Photo: Daniel Hoherd via Flickr

What you’ll find: Only a few steps from busy Junipero Serra Boulevard, a wonderful loop trail leads to the Dish, Stanford’s 150-foot-diameter radio telescope. Walkers and joggers can see a variety of birds and wildlife, as well as panoramas of the entire Bay Area. The 3.7-mile paved trail is hilly, not only giving runners a workout, but also well used by the stroller set.

Good to know: The Dish is open during daylight hours only, and there is a guard at each gate who will provide a map. For hours and closures, call (650) 926-0275. No dogs or bicycles are permitted on the trail, and there are no bathrooms. Bring binoculars and keep an eye out for golden eagles. The smaller radio telescope is a frequent perch for raptors.

Getting there: Public transportation: Take Caltrain to Palo Alto. Then take the free Stanford shuttle, the Marguerite, to the Stanford campus. To get to the gate at Gerona Road, take the Marguerite B shuttle going clockwise to Mayfield Avenue, and from there walk down Campus Drive East toward Junipero Serra. By car: To the gate at Stanford Avenue, take Interstate 280 south to the Page Mill Road exit. Turn left (north) onto Page Mill Road toward Palo Alto. Turn left at Junipero Serra and then right onto Stanford, where you can park.

North Bay

Shollenberger Park and downtown Petaluma, CA: Cader Lane and South McDowell Boulevard, Petaluma


Photo: Scott Hess via Flickr

What you’ll find: Tucked behind office parks and industrial buildings is a wetland and a 2.1-mile levee walk offering views of rolling hills and the Petaluma River. Silt dredged from the river goes into this pond; its rich nutrients support a variety of wildlife. After the levee walk, drop in on Petaluma’s historic downtown and sample pastry made from local eggs at Della Fattoria (141 Petaluma Blvd. N.) or sit down to a farm-fresh feast at the Central Market restaurant (42 Petaluma Blvd. N.).

Good to know: Bring binoculars; birders have spotted more than 150 species at Shollenberger Park.

Getting there: Public transportation: By bus, from Mission and First streets in San Francisco, take Golden Gate Transit No. 80 to the Petaluma Copeland Street Transit Mall. (For schedules, go to www.goldengatetransit.org.) Then take the No. 2 South McDowell to Shollenberger Park.

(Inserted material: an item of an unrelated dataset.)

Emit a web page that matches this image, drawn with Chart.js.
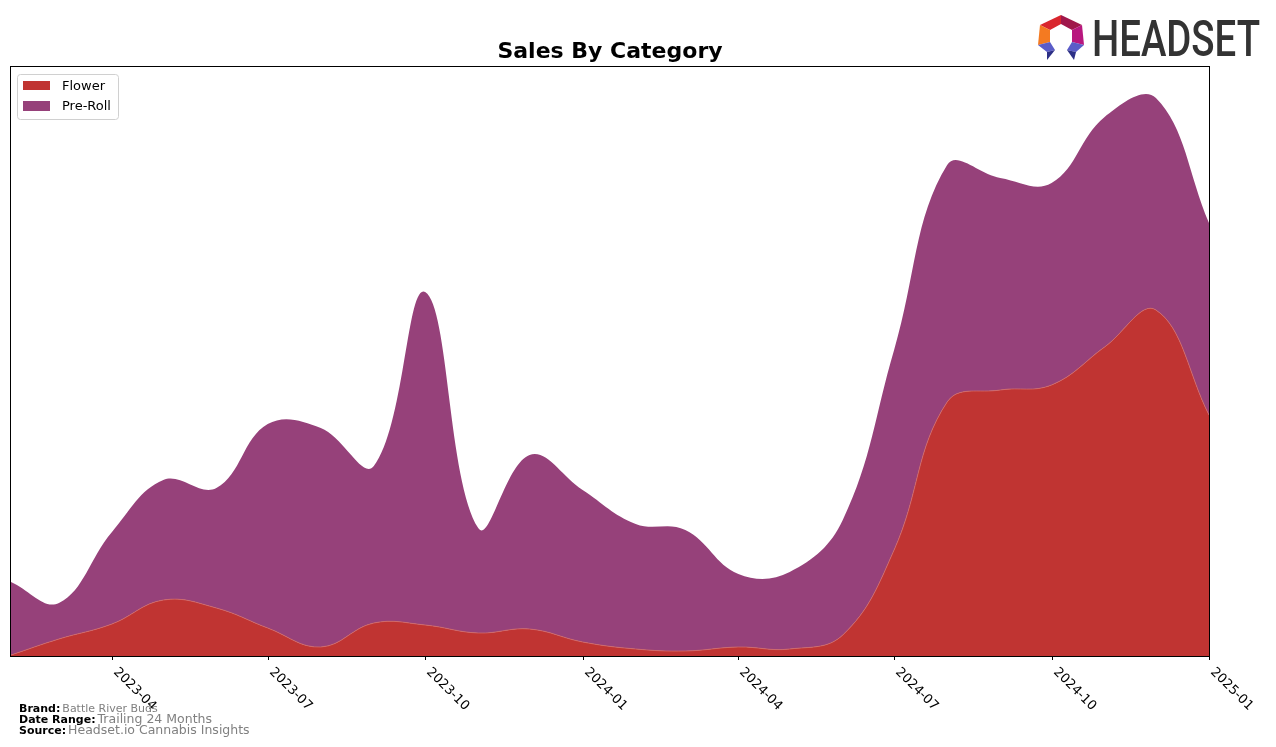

To get downtown from the park by bus, cross South McDowell Boulevard and take the No. 2 South McDowell bus to Fourth and C streets. The bus does not run on Sundays. (For a schedule, go to links.sfgate.com/ZDLB.) By car: From Highway 101, take Highway 116 in Petaluma and go east for about a mile. Turn right on South McDowell and go 0.3 miles. Then take a right at Cader Lane into the parking lot. To get downtown from the park by car, head west on Highway 116 (Lakeville Highway) for about 2 miles; this goes under Highway 101. Turn left at East D Street, cross the river and turn right on Petaluma Boulevard South.

San Francisco

Glen Canyon and Glen Park, San Francisco, CA: Chenery Street and Elk Street, San Francisco


Photo: Ben Kilgust via Flickr

What you’ll find: Rugged Glen Canyon Park cuts a dramatic swath through the village-like neighborhood of Glen Park. The canyon was shaped by Islais Creek, one of San Francisco’s last remaining aboveground free-flowing creeks.

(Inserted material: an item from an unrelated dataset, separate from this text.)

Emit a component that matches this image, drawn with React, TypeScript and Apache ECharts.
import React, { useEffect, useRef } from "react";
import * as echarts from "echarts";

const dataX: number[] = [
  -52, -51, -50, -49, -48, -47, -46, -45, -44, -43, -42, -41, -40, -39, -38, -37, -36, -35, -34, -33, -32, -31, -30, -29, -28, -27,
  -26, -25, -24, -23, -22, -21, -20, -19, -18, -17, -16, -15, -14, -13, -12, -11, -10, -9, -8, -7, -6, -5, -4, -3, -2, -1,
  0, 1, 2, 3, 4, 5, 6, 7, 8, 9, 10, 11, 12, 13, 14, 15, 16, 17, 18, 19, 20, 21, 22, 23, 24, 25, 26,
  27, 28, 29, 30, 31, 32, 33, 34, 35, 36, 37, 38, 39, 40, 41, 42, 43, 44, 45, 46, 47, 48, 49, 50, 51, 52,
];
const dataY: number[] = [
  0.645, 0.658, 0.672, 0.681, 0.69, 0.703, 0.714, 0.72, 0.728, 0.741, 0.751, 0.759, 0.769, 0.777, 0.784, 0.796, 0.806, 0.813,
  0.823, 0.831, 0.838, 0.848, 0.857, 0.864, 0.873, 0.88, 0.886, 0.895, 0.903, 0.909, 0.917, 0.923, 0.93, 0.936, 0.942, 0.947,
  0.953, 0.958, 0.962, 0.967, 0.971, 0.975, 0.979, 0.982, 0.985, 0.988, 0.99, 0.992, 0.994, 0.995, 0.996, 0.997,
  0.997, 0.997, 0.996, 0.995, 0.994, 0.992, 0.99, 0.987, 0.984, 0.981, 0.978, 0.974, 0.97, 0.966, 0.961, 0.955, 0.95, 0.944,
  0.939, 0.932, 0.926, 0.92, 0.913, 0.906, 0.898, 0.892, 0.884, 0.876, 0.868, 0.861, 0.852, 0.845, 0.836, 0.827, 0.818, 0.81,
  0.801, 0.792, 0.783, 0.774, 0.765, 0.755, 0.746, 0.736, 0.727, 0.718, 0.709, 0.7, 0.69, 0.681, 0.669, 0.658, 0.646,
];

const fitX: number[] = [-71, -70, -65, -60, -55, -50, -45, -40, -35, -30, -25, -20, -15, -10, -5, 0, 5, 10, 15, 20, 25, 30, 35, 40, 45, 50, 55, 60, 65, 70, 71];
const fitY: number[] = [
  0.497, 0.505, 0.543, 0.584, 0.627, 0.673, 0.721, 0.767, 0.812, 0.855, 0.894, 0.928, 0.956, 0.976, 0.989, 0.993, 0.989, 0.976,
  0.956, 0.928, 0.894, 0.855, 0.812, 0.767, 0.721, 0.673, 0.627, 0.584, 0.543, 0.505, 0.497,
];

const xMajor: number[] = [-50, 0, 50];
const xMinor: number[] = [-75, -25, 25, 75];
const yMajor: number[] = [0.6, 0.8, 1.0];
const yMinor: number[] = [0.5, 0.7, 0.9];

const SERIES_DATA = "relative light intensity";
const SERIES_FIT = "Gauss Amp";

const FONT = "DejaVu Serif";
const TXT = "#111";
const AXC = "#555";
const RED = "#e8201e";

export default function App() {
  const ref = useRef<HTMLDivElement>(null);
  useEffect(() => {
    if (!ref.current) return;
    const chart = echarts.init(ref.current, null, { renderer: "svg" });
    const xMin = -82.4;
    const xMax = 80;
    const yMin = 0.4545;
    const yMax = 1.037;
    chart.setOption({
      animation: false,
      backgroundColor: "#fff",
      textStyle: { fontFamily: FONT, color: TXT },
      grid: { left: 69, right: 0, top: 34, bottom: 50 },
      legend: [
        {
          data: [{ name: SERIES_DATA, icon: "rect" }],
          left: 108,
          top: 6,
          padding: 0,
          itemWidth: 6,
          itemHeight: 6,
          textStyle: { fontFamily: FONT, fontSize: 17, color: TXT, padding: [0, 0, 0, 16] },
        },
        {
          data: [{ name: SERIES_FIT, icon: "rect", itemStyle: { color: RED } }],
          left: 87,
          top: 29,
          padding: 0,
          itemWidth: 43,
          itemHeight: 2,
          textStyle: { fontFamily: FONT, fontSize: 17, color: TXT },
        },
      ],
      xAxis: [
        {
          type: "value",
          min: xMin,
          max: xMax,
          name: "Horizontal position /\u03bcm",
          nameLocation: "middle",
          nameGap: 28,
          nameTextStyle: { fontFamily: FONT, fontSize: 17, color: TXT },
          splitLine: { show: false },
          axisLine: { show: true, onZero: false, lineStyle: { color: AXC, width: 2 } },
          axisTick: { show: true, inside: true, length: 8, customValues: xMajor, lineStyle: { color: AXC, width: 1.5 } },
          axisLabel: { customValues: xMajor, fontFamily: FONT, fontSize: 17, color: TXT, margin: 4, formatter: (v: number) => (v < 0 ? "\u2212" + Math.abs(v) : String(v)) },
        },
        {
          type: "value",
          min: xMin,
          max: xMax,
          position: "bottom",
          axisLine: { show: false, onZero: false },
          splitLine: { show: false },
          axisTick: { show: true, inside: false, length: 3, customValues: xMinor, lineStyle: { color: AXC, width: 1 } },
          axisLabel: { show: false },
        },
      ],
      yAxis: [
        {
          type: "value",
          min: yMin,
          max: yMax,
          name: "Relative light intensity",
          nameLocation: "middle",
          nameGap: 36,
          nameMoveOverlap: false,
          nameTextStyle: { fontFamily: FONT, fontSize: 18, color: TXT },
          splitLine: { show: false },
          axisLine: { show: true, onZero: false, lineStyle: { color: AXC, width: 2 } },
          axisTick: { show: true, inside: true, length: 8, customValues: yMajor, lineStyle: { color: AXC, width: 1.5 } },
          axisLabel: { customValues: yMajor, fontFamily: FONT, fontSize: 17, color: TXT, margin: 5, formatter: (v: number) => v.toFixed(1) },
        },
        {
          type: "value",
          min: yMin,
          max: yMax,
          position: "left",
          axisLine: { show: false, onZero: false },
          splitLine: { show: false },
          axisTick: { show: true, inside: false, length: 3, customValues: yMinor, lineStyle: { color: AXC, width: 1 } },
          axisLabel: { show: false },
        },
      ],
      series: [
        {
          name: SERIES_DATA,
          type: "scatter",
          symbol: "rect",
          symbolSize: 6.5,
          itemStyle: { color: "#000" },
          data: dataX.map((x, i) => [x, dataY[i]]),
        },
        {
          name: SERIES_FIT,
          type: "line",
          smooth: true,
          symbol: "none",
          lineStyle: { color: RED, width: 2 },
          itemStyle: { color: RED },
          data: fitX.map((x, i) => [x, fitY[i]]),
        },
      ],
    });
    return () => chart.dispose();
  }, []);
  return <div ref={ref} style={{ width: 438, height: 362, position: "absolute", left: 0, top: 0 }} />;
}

The walk: Enter the park on Elk Street, slightly uphill from Chenery Street, and walk past the tennis courts. Islais Creek emerges from its culvert here between trails. Take the trail along the left (west) side of the creek. At the far end, climb up wooden steps to cross the creek for a spectacular view from the canyon walls to grasslands to striking chert outcroppings. Walk back along the trail on the creek’s east side. Explore the neighborhood, too: To return, go up Elk to turn right on Sussex Street and walk to Diamond Street. Turn right on Diamond, and as you walk back down, check out picturesque Penny and Poppy lanes and look for the tiny Glen Park Village Garden just past Chenery on your left.

Getting there: Public transportation: Take BART to the Glen Park Station, cross Bosworth Street and walk along Diamond to Chenery. Turn left and walk several blocks to Elk, to the entrance to Glen Canyon. Or take Muni’s No. 44 to Elk and Bosworth; No. 52 stops at Bosworth and Diamond. By car: From Interstate 280, take the Monterey Boulevard exit. Make a sharp right onto Monterey. Turn left on Diamond and then left on Bosworth. Turn right at Elk to Chenery.